- Interactive map of Lapas
- Lapas Location within Astrakhan Oblast Lapas Location within Russia
- Coordinates: 46°57′06″N 47°49′48″E﻿ / ﻿46.95167°N 47.83008°E
- Country: Russia
- Region: Astrakhan Oblast
- District: Kharabalinsky District
- Time zone: UTC+4:00
- Postal code: 416024

= Lapas, Astrakhan Oblast =

Lapas (Лапас) is a rural locality (a selo) in Khosheutovsky Selsoviet, Kharabalinsky District, Astrakhan Oblast, Russia. The population was 688 as of 2010. There is school, first established in 1926.

== History==
According to questionnaires of 1905, it was founded around 1850 by the Karagash Nogais, resettled from the village of Seitovka, Krasnoyarsky District, Astrakhan Oblast. In 1938, residents from several other villages were relocated to the village. Nogais, Kazakhs, Russians and several families of Chechens live there.
The settlement is located on the territory of the Ukrainian ethnic and cultural region Yellow Ukraine. Since 1925, it belongs to Kharabalinsky district. According to the law dated August 6, 2004, the local self-government body is the Khosheutovo Village Council.

== Geography ==
Lapas is located on the Akhtuba River, 67 km southeast of Kharabali (the district's administrative centre) by road. Khosheutovo is the nearest rural locality.
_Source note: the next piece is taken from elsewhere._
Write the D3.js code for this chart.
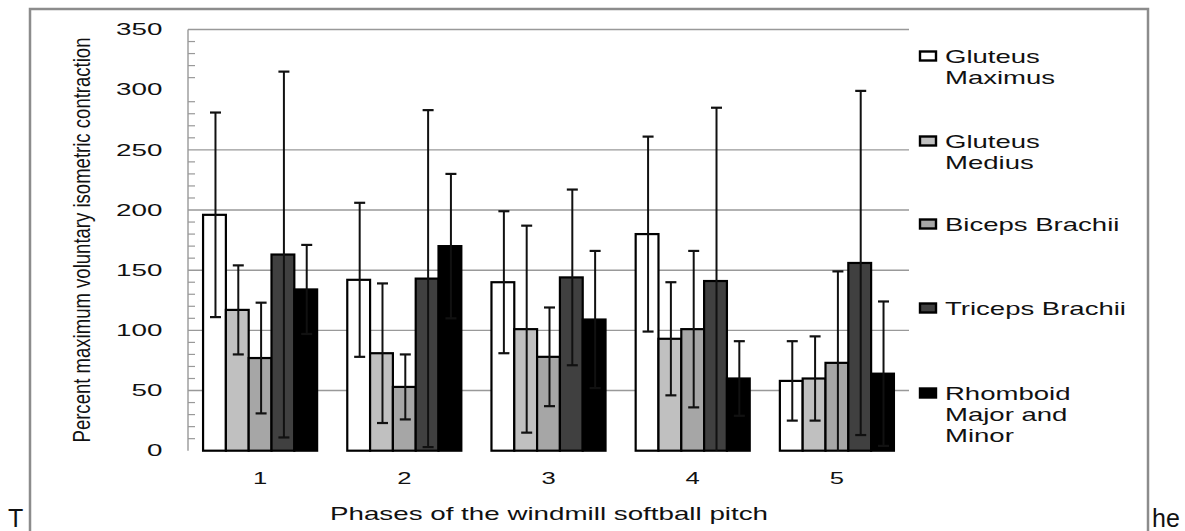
<!DOCTYPE html>
<html>
<head>
<meta charset="utf-8">
<script src="https://cdn.jsdelivr.net/npm/d3@7"></script>
<style>
  body { margin: 0; background: #fff; }
  svg text { font-family: "Liberation Sans", Arial, sans-serif; fill: #111; }
</style>
</head>
<body>
<div id="chart"></div>
<script>
// data
var phases = ['1', '2', '3', '4', '5'];
var muscles = ['Gluteus Maximus', 'Gluteus Medius', 'Biceps Brachii', 'Triceps Brachii', 'Rhomboid Major and Minor'];
var legendLines = [['Gluteus', 'Maximus'], ['Gluteus', 'Medius'], ['Biceps Brachii'], ['Triceps Brachii'], ['Rhomboid', 'Major and', 'Minor']];
var meanGMax = [196, 142, 140, 180, 58];
var meanGMed = [117, 81, 101, 93, 60];
var meanBic  = [77, 53, 78, 101, 73];
var meanTri  = [163, 143, 144, 141, 156];
var meanRho  = [134, 170, 109, 60, 64];
var sdGMax = [85, 64, 59, 81, 33];
var sdGMed = [37, 58, 86, 47, 35];
var sdBic  = [46, 27, 41, 65, 76];
var sdTri  = [152, 140, 73, 144, 143];
var sdRho  = [37, 60, 57, 31, 60];
var yTicks = [0, 50, 100, 150, 200, 250, 300, 350];

var means = [meanGMax, meanGMed, meanBic, meanTri, meanRho];
var sds = [sdGMax, sdGMed, sdBic, sdTri, sdRho];
var fills = ['#ffffff', '#c0c0c0', '#a6a6a6', '#404040', '#000000'];

var svg = d3.select('#chart').append('svg').attr('width', 1185).attr('height', 531);

// outer frame (runs off the bottom of the picture)
svg.append('rect').attr('x', 30).attr('y', 9).attr('width', 1118).attr('height', 560)
  .attr('fill', 'none').attr('stroke', '#8c8c8c').attr('stroke-width', 2.5);

var x0 = d3.scaleBand().domain(phases).range([188, 909]).paddingInner(0.209).paddingOuter(0.1045);
var x1 = d3.scaleBand().domain(d3.range(muscles.length)).range([0, x0.bandwidth()]);
var y = d3.scaleLinear().domain([0, 350]).range([450.7, 29.5]);

// gridlines (the reference shows no line at 300)
svg.append('g').selectAll('line').data(yTicks.filter(function (v) { return v > 0 && v !== 300; }))
  .join('line')
  .attr('x1', 188).attr('x2', 909)
  .attr('y1', function (d) { return y(d); }).attr('y2', function (d) { return y(d); })
  .attr('stroke', '#999').attr('stroke-width', 1.4);

// left axis line + minor ticks
svg.append('line').attr('x1', 188).attr('x2', 188).attr('y1', y(350)).attr('y2', y(0))
  .attr('stroke', '#999').attr('stroke-width', 1.4);
svg.append('g').selectAll('line').data(d3.range(10, 350, 10).filter(function (v) { return v % 50 !== 0; }))
  .join('line')
  .attr('x1', 188).attr('x2', 195)
  .attr('y1', function (d) { return y(d); }).attr('y2', function (d) { return y(d); })
  .attr('stroke', '#999').attr('stroke-width', 1.2);

// y tick labels
svg.append('g').selectAll('g').data(yTicks).join('g')
  .attr('transform', function (d) { return 'translate(162.5,' + y(d) + ') scale(1.76,1)'; })
  .append('text').attr('text-anchor', 'end').attr('dy', '0.36em')
  .style('font-size', '15.8px').text(function (d) { return d; });

// bars
var groups = svg.append('g').selectAll('g').data(phases).join('g')
  .attr('transform', function (d) { return 'translate(' + x0(d) + ',0)'; });

groups.each(function (p, pi) {
  var g = d3.select(this);
  var rows = muscles.map(function (m, mi) { return { mi: mi, v: means[mi][pi], sd: sds[mi][pi] }; });
  g.selectAll('rect').data(rows).join('rect')
    .attr('x', function (d) { return x1(d.mi); })
    .attr('width', x1.bandwidth())
    .attr('y', function (d) { return y(d.v); })
    .attr('height', function (d) { return y(0) - y(d.v); })
    .attr('fill', function (d) { return fills[d.mi]; })
    .attr('stroke', '#000').attr('stroke-width', 2.2);

  // error bars
  rows.forEach(function (d) {
    var cx = x1(d.mi) + x1.bandwidth() / 2 + 1;
    var hi = d.v + d.sd, lo = Math.max(0, d.v - d.sd);
    g.append('line').attr('x1', cx).attr('x2', cx).attr('y1', y(hi)).attr('y2', y(lo))
      .attr('stroke', '#111').attr('stroke-width', 2);
    g.append('line').attr('x1', cx - 5.5).attr('x2', cx + 5.5).attr('y1', y(hi)).attr('y2', y(hi))
      .attr('stroke', '#111').attr('stroke-width', 2.2);
    if (d.v - d.sd >= 0) {
      g.append('line').attr('x1', cx - 5.5).attr('x2', cx + 5.5).attr('y1', y(lo)).attr('y2', y(lo))
        .attr('stroke', '#111').attr('stroke-width', 2.2);
    }
  });
});

// category labels
svg.append('g').selectAll('g').data(phases).join('g')
  .attr('transform', function (d) { return 'translate(' + (x0(d) + x0.bandwidth() / 2) + ',478) scale(1.6,1)'; })
  .append('text').attr('text-anchor', 'middle').attr('dy', '0.36em')
  .style('font-size', '16px').text(function (d) { return d; });

// axis titles
svg.append('text').attr('x', 549).attr('y', 520).attr('text-anchor', 'middle')
  .attr('textLength', 438).attr('lengthAdjust', 'spacingAndGlyphs')
  .style('font-size', '18.6px').text('Phases of the windmill softball pitch');

svg.append('g').attr('transform', 'translate(89.5,240) scale(1.45,1) rotate(-90)')
  .append('text').attr('text-anchor', 'middle')
  .attr('textLength', 405).attr('lengthAdjust', 'spacingAndGlyphs')
  .style('font-size', '16px').text('Percent maximum voluntary isometric contraction');

// legend
var legendY = [56, 141, 224, 308, 393];
var leg = svg.append('g').selectAll('g').data(muscles).join('g')
  .attr('transform', function (d, i) { return 'translate(0,' + legendY[i] + ')'; });
leg.append('rect').attr('x', 920).attr('y', -4.5).attr('width', 16).attr('height', 9)
  .attr('fill', function (d, i) { return fills[i]; })
  .attr('stroke', '#000').attr('stroke-width', 2.4);
leg.each(function (d, i) {
  d3.select(this).selectAll('g.ln').data(legendLines[i]).join('g').attr('class', 'ln')
    .attr('transform', function (t, k) { return 'translate(945,' + (k * 21) + ') scale(1.48,1)'; })
    .append('text').attr('dy', '0.36em').style('font-size', '18.6px').text(function (t) { return t; });
});

// stray text from the surrounding page
svg.append('text').attr('x', 8).attr('y', 527).style('font-size', '25px').text('T');
svg.append('text').attr('x', 1152).attr('y', 527).style('font-size', '25px').text('he');
</script>
</body>
</html>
== Archeological site Lapas ==

The settlement of Lapas is the generally accepted name among researchers for the settlement of Ak-Saray, north of the village of Lapas, on the left bank of the Bolshoi Ashuluk channel of the Akhtuba River. The official name is “The ancient settlement of Ak-Saray and the ruins of the feudal castle of Davlet Khan.” A complex of ruins of mausoleums, presumably of the khans of the Golden Horde Berke, Özbeg Khan, Jani Beg and Berdi Beg. The existence of the burial place of Batu Khan himself and other khans of pre-Islamic times cannot be ruled out. The question of who owns the eight smaller mausoleums and how they date remains open.
On the map of the Pizzigani brothers ( 1367 ) there is a symbol in the form of a Muslim mausoleum. Explanatory inscription: “Tombs of emperors who died in the Sarayskaya River area.” Fra Mauro’s map ( 1459 ) also shows a place called "Sepultura imperial" ("Imperial burial grounds"). This place was guarded by guards who did not let anyone through under pain of punishment or death.
In the 1930s, the ruins of the mausoleum walls were dismantled by residents of the village of Khosheutovo for household needs.
In the 1960s, it was placed under state protection by the director of the Astrakhan State Museum of Local Lore, V. A. Filipchenko .
In the 1990s, systematic reconnaissance work was carried out by a detachment of the Volga Archaeological Expedition of the Institute of Archeology of the Russian Academy of Sciences under the leadership of V.V. Dvornichenko. In particular, about 100 coins were found, mostly from the period from 1312 to 1342 (during the reign of Özbeg Khan). These studies were interrupted, and relations with the regional authorities did not work out.
In 2000, in connection with the laying of a gas pipeline, archaeological and ethnographic research was carried out at the site under the leadership of D.V. Vasiliev (complex expedition of the Astrakhan Pedagogical University “Heritage”).
The security zone of the settlement begins directly from the northern outskirts of the village of Lapas and stretches along the coast to the north for a distance of about 1.5 km and 2.25 km to the east, intersected by the Volgograd-Astrakhan highway. Around 2000, two high-pressure gas and oil pipelines were laid across the territory of the settlement in the central part of the security zone, the technical services of which are also located on the territory of the settlement.